Daftar Isi Biografi Habib Abdurahman bin Ali Al-Habsyi (Putra Habib Kwitang)
1. Riwayat Hidup dan Keluarga
1.1 Lahir
1.2 Riwayat Keluarga
1.3 Nasab Habib Abdurahman bin Ali Al-Habsyi
1.4 Wafat
2. Sanad Keilmuan Habib Abdurahman bin Ali Al-Habsyi
2.1 Guru-guru Habib Abdurahman bin Ali Al-Habsyi
3. Perjalanan Dakwah
3.1 Diangkat Menjadi Ketua Tarekat Naqsabandiyah Al-Qodriyah Dunia
4. Karomah Habib Abdurrahman bin Ali Al-Habsyi
4.1 Menjadi Pembawa Pesan Ketika Akan Berkunjung ke Suatu Tempat
4.2 Berada di Beberapa Tempat dalam Waktu Bersamaan
4.3 Mempersiapkan Makam Sebelum Meninggal
5. Teladan Habib Abdurrahman bin Ali Al-Habsyi
6. Referensi
1. Riwayat Hidup dan Keluarga Habib Abdurahman bin Ali Al- Habsyi
1.1 Lahir
Habib Abdurrahman lahir di Jakarta diperkirakan pada tahun 1890, Habib Abdurahman bin Ali Al-Habsyi merupakan putra Habaib sangat terkenal dan berpengaruh di tanah Betawi yang diistilahkan bapaknya majelis taklim Jakarta yang berasal dari Kwitang yaitu Habib Ali bin Abdurrahman Al-Habsyi. Habib Abdurahman memiliki berbagai julukannya yaitu oleh masyarakat dipanggil Wan Aman dan dikeluarga dipanggil Atung (jantung hati). Julukan Wan Atung dikisahkan karena beliau memiliki kebiasaan tidak mau memakai baju selain yang sudah dipakai abahnya Habib Ali Kwitang.

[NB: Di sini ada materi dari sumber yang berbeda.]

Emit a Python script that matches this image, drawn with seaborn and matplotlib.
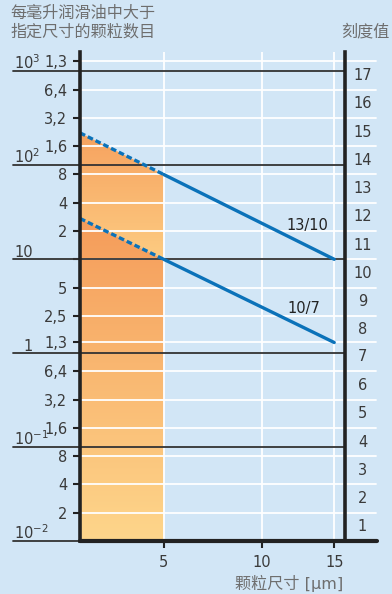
import numpy as np
import pandas as pd
import matplotlib
matplotlib.use("Agg")
import matplotlib.pyplot as plt
import seaborn as sns

# particles per ml at the scale-number boundaries (left axis)
count_bounds = [0.01, 0.02, 0.04, 0.08, 0.16, 0.32, 0.64, 1.3, 2.5, 5, 10,
                20, 40, 80, 160, 320, 640, 1300]
count_labels = ["2", "4", "8", "1,6", "3,2", "6,4", "1,3", "2,5", "5", "",
                "2", "4", "8", "1,6", "3,2", "6,4", "1,3"]
scale_numbers = list(range(1, 18))
decades = [0.01, 0.1, 1, 10, 100, 1000]
decade_labels = [r"$\mathregular{10^{-2}}$", r"$\mathregular{10^{-1}}$", "1", "10",
                 r"$\mathregular{10^{2}}$", r"$\mathregular{10^{3}}$"]

# cleanliness classes: particles per ml at 5 um and 15 um
sizes = [5, 15]
class_names = ["13/10", "10/7"]
counts_13_10 = [80, 10]
counts_10_7 = [10, 1.3]
size_ticks = [5, 10, 15]

BG = "#d2e6f6"
BLUE = "#0b72b9"
DARK = "#222222"
TXT = "#3a3a3a"
GREY = "#6e6e6e"
P = 0.42  # power used by the size axis

sns.set_style("white")
plt.rcParams["font.family"] = ["DejaVu Sans", "Noto Sans CJK SC"]

fig = plt.figure(figsize=(3.92, 5.94), dpi=100, facecolor=BG)
ax = fig.add_axes([0.2041, 0.0892, 0.6767, 0.8232], facecolor=BG)
ax.set_xscale("function", functions=(lambda x: np.power(np.clip(x, 1e-9, None), P),
                                     lambda u: np.power(np.clip(u, 0, None), 1 / P)))
ax.set_yscale("log", base=2)
XLIM = (2.23, 15.87)
YLIM = (0.01, 1610)
ax.set_xlim(*XLIM)
ax.set_ylim(*YLIM)

to_axes = ax.transScale + ax.transLimits


def left_end(c5, c15):
    # extend the class line to the left edge of the plot, straight on the chart
    a0 = to_axes.transform((sizes[0], c5))
    a1 = to_axes.transform((sizes[1], c15))
    slope = (a1[1] - a0[1]) / (a1[0] - a0[0])
    y_ax = a0[1] - slope * a0[0]
    return to_axes.inverted().transform((0, y_ax))[1]


yA = left_end(*counts_13_10)
yB = left_end(*counts_10_7)


def gradient_fill(xs, ys, c_top, c_bot):
    poly = ax.fill(xs, ys, facecolor="none", edgecolor="none")[0]
    top = to_axes.transform((XLIM[0], max(ys)))[1]
    bot = to_axes.transform((XLIM[0], min(ys)))[1]
    f = np.linspace(0, 1, 800)
    t = np.clip((top - f) / (top - bot), 0, 1)
    ct = np.array(matplotlib.colors.to_rgb(c_top))
    cb = np.array(matplotlib.colors.to_rgb(c_bot))
    rgb = (1 - t)[:, None] * ct + t[:, None] * cb
    im = ax.imshow(rgb[:, None, :], extent=(0, 1, 0, 1), transform=ax.transAxes,
                   origin="lower", aspect="auto", interpolation="bilinear", zorder=1.5)
    im.set_clip_path(poly)


gradient_fill([XLIM[0], sizes[0], sizes[0], XLIM[0]],
              [yA, counts_13_10[0], counts_10_7[0], yB], "#f6a25f", "#fdcc82")
gradient_fill([XLIM[0], sizes[0], sizes[0], XLIM[0]],
              [yB, counts_10_7[0], YLIM[0], YLIM[0]], "#f59c5a", "#fed68b")

# white grid
for b in count_bounds[1:]:
    ax.axhline(b, xmin=0, xmax=1.117, color="white", lw=1.3, clip_on=False, zorder=2)
for s in size_ticks:
    ax.axvline(s, color="white", lw=1.3, zorder=2)

# decade lines and labels
for d, lab in zip(decades, decade_labels):
    if d == decades[0]:
        ax.axhline(d, xmin=-0.253, xmax=0, color="#333333", lw=1.3, clip_on=False, zorder=3)
    else:
        ax.axhline(d, xmin=-0.253, xmax=1, color="#333333", lw=1.3, clip_on=False, zorder=3)
    if lab == "1":
        xpos, ha = -0.178, "right"
    else:
        xpos, ha = -0.249, "left"
    ax.annotate(lab, xy=(xpos, d), xycoords=ax.get_yaxis_transform(), xytext=(0, 1.5),
                textcoords="offset points", ha=ha, va="baseline", fontsize=10.5, color=TXT)
ax.axhline(YLIM[0], xmin=0, xmax=1.12, color=DARK, lw=3, clip_on=False, zorder=4)

# class lines
df = pd.DataFrame({
    "size": sizes * 2,
    "count": counts_13_10 + counts_10_7,
    "cls": [class_names[0]] * 2 + [class_names[1]] * 2,
})
sns.lineplot(data=df, x="size", y="count", units="cls", estimator=None, color=BLUE,
             lw=2.4, ax=ax, zorder=5, legend=False)
for y_left, counts, name, dx in [(yA, counts_13_10, class_names[0], -19.5),
                                 (yB, counts_10_7, class_names[1], -21.5)]:
    ax.plot([XLIM[0], sizes[0]], [y_left, counts[0]], color=BLUE, lw=2.4,
            ls=(0, (1.7, 0.9)), zorder=5)
    ax.annotate(name, xy=(sizes[1], counts[1]), xytext=(dx, 24.5), textcoords="offset points",
                ha="center", va="center", fontsize=10.5, color="#222222")

# right scale numbers
for n in scale_numbers:
    mid = np.sqrt(count_bounds[n - 1] * count_bounds[n])
    ax.text(1.065, mid, str(n), transform=ax.get_yaxis_transform(), ha="center",
            va="center", fontsize=10.5, color=TXT)

# axes
ax.set_yticks(count_bounds[1:])
ax.set_yticklabels(count_labels)
ax.yaxis.set_minor_locator(matplotlib.ticker.NullLocator())
ax.set_xticks(size_ticks)
ax.set_xticklabels([str(s) for s in size_ticks])
ax.xaxis.set_minor_locator(matplotlib.ticker.NullLocator())
ax.tick_params(axis="y", direction="out", length=5, width=1.5, color=DARK,
               labelsize=10.5, labelcolor=TXT, pad=4, left=True, right=False)
ax.tick_params(axis="x", direction="out", length=5, width=1.5, color=DARK,
               labelsize=10.5, labelcolor=TXT, pad=5, bottom=True)
ax.set_xlabel("")
ax.set_ylabel("")
for side in ["top", "bottom"]:
    ax.spines[side].set_visible(False)
for side in ["left", "right"]:
    ax.spines[side].set_linewidth(2.6)
    ax.spines[side].set_color(DARK)
    ax.spines[side].set_zorder(6)

ax.set_xlim(*XLIM)
ax.set_ylim(*YLIM)

fig.text(10 / 392, 1 - 13 / 594, "每毫升润滑油中大于", ha="left", va="center",
         fontsize=11.6, color=GREY)
fig.text(10 / 392, 1 - 32 / 594, "指定尺寸的颗粒数目", ha="left", va="center",
         fontsize=11.6, color=GREY)
fig.text(341 / 392, 1 - 32 / 594, "刻度值", ha="left", va="center", fontsize=11.6, color=GREY)
fig.text(343 / 392, 1 - 583 / 594, "颗粒尺寸 [µm]", ha="right", va="center",
         fontsize=11.6, color=GREY)

fig.savefig("out.png", dpi=100, facecolor=BG)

1.2 Riwayat Keluarga Habib Abdurrahman bin Ali Al-Habsyi
Di dekat Pecenongan, terletak Gang Abu, yang banyak dihuni keturunan Arab, saat Belanda mulai membolehkan mereka tinggal diluar kampung Arab, Pekojan, Jakarta Kota. Habib Abdurrahman Al-Habsyi sering mendatangi kawan–kawannya di sana dengan berjalan kaki, mengenakan sarung, serta kopiah dan berbaju putih.
Dari seringnya menyambangi kawan–kawannya itulah beliau bertemu dengan jodohnya, yaitu Maria Van Engels, seorang gadis Belanda yang bekerja di sebuah perusahaan jahit milik orang Belanda. Setiap kali beliau ke Gang Abu, melewati tempat Maria bekerja. Awalnya Habib Abdurrahman tak dihiraukan. Tapi lama– kelamaan hati Maria pun terpikat, hingga kemudian mereka berdua sepakat menikah. Maria terlebih dahulu menyatakan setuju menjadi muslimah dan mengganti nama jadi Maryam. Ibunya, yang biasa disebut encang, ikut bersama anak gadisnya.
Menjelang pernikahan mereka di kediaman Habib Ali Kwitang (kini Majelis Ta’lim). Tersiar isu serombongan tentara Belanda siap mendatangi Kampung Kwitang untuk menggagalkannya. Namun, rupanya penduduk Kwitang tak kalah gesitnya. Sejumlah jagoan dan jawaranya, seperti Haji Sairin, Haji Saleh, dan banyak lagi, bersiap menyambut kedatangan mereka. Mereka menunggu di Warung Andil, perempatan Jalan Kramat II (dulu Gang Adjudant) dan Kembang 1, siap menyambut kedatangan soldadoe Belanda yang akhirnya urung datang.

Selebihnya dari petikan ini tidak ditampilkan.